The security logic for institutionalizing the closure will convince every Israeli about the justification of these measures. Anything presented to Israelis as something that makes it more difficult for a suicide bomber to attack them (on both sides of the Green Line), is accepted without question and without debate inside Israel.

Nonetheless, the new rules are indications of several phenomena and scenarios to which the Israeli public should pay attention:

The Israeli government intends to maintain the policies of internal closures and sieges for a long time, and therefore, is now institutionalizing the division of the West Bank into Palestinian population centers cut off one from the other. This is against the pleas by the international community for the policy to be canceled, to enable the Palestinian Authority to meet its security commitments, halt the rapid deterioration of the Palestinian economy, revive its private commercial sector and create a "political horizon."

The supervision of Palestinian movement in the West Bank is meant to prevent unauthorized Palestinians from approaching settlements. Israel continues to operate according to the principle that the development of the settlements and the safety and welfare of their 200,000 residents in the West bank and Gaza (not counting East Jerusalem) justifies turning 3.5 million Palestinians into welfare recipients, imprisoned in their towns and villages. It seems that Israel, unlike the World Bank, is not worried about the possibility that 50 meters from Beit El or 200 meters from Ma'ale Adumim there are people who are becoming impoverished, and that their frustration levels are rising. To the World Bank, that looks like a security threat to Israelis in the long run. To Israelis it looks like the appropriate security response.

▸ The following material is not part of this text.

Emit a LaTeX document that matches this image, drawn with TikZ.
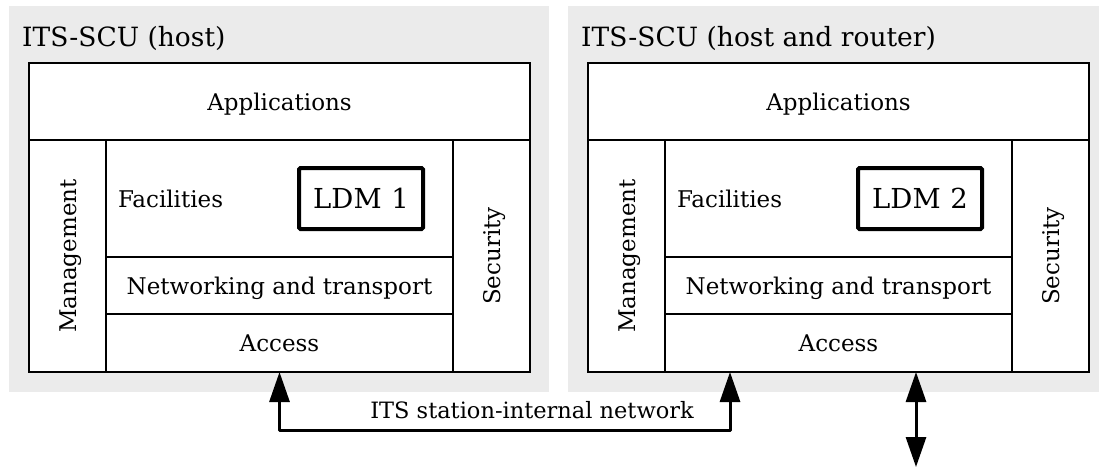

The Civil Administration system of passes has existed since 1991, and was first used to control movement from the territories into Israel. Now it has been expanded and is being used to control movement within the Palestinian areas. The new rules confirm what legal experts and Oslo skeptics have claimed for years: Israel and the IDF never ceased being the sovereign in those areas.

As sovereign in the territories, Israel is supposed to provide for the welfare of the Palestinian population under its control. But of all issues, it's on this one that Israel sticks to the Oslo agreement, insisting that the Palestinians must be responsible for the civil affairs of Palestinians: education, health, sanitation, welfare (a responsibility imposed on the PA with the assumption it would have the authority to develop its economy, a development process that requires control over the land). Now, as in the years of the Oslo process, the Israelis are convinced that they are free of any responsibility for the Palestinian population. Control over Palestinian areas, yes. Concern about the population, including guaranteeing the ability to provide for itself, no.

The community of donor countries has enlisted in the effort to prevent a humanitarian disaster, trying to find ways to revive the Palestinian economy. Hundreds of millions of dollars have flowed into the Palestinian areas in the last two years. In other words, the international community is replacing the sovereign (Israel) responsibility for taking care of the civilian Palestinian population.

The donor countries agreed to support financially the Palestinians out of belief in the chances for the political process and peacemaking in the region. Despite their criticism of the closure policies, European and Arab countries are unable to apply political pressure on Israel because of overwhelming American support for Israel. Thus, these countries find themselves unwillingly financing the development of a new regime in the territories: disconnected Palestinian cantons, with limited self rule.